Ты был счастлив, что снова работаешь, что роман пришел и «сам катится». После завершения каждой книги у тебя начинались депрессии — очень хорошо тебя понимаю. Помню, как ты жаловался, что пуст, как исчерпанный колодец, что без работы распадаешься на части, что разъедает тоска. А потом каждый раз колодец снова потихоньку наполнялся. И тогда снова все начиналось сначала.
Писать было для тебя жизнью. Ты не мог остановиться. Ты был бегуном, а твои романы были твоими кораблями. Ты бежал по жизни из одного в другой.
Поскольку ты все время сидел безвылазно в Лавиньи, мы с Женей решили свозить тебя в Сен-Пре. В тот день нам повезло — была видна вершина Монблана. Мы спустились на машине к Женевскому озеру. Леман всем своим видом показывал, что его озерная жизнь удалась. Чайки, лебеди, прозрачный плеск, колесный пароходик под швейцарским флагом. Далекий французский берег зарос солнечной дымкой, а над ней поднимались к небу Савойские Альпы, как комментарии к Библии.
Мы погуляли по набережной, побродили по городку. Во время первой мировой войны в Сен-Пре спасались Алексей Явленский с Марианной Веревкиной. Они тоже были бегунами. И кораблем друг для друга.

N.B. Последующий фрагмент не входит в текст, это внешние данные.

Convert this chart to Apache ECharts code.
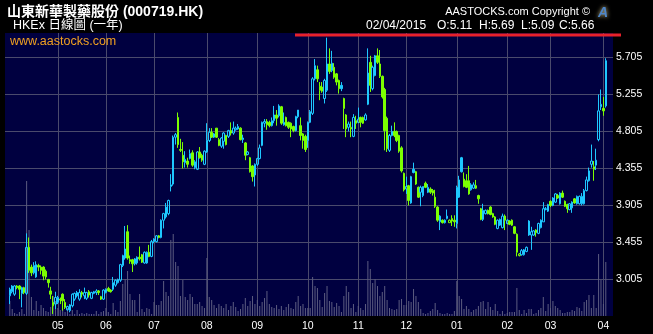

Ты играл с нашим сыном, Люшику было тогда три. Он тебя обожал, бегал за тобой, как хвостик. Вы носились друг за другом вокруг старинного фонтана, Люшик визжал от восторга, и ты сам лучился детством. Женя фотографировала вас. Мне кажется, это лучшие твои фотографии.
Ты уже носил в себе рак, но еще не знал об этом. А может знал, но ничего нам не сказал.
И я не мог тогда себе представить, что буду через два года обзванивать по просьбе Оли швейцарские клиники, выяснять, где делают CAR T CELL — еще совсем новую терапию. Выяснится, что в Швейцарии эту терапию предлагает только Университетская клиника в Лозанне. Но будет уже поздно.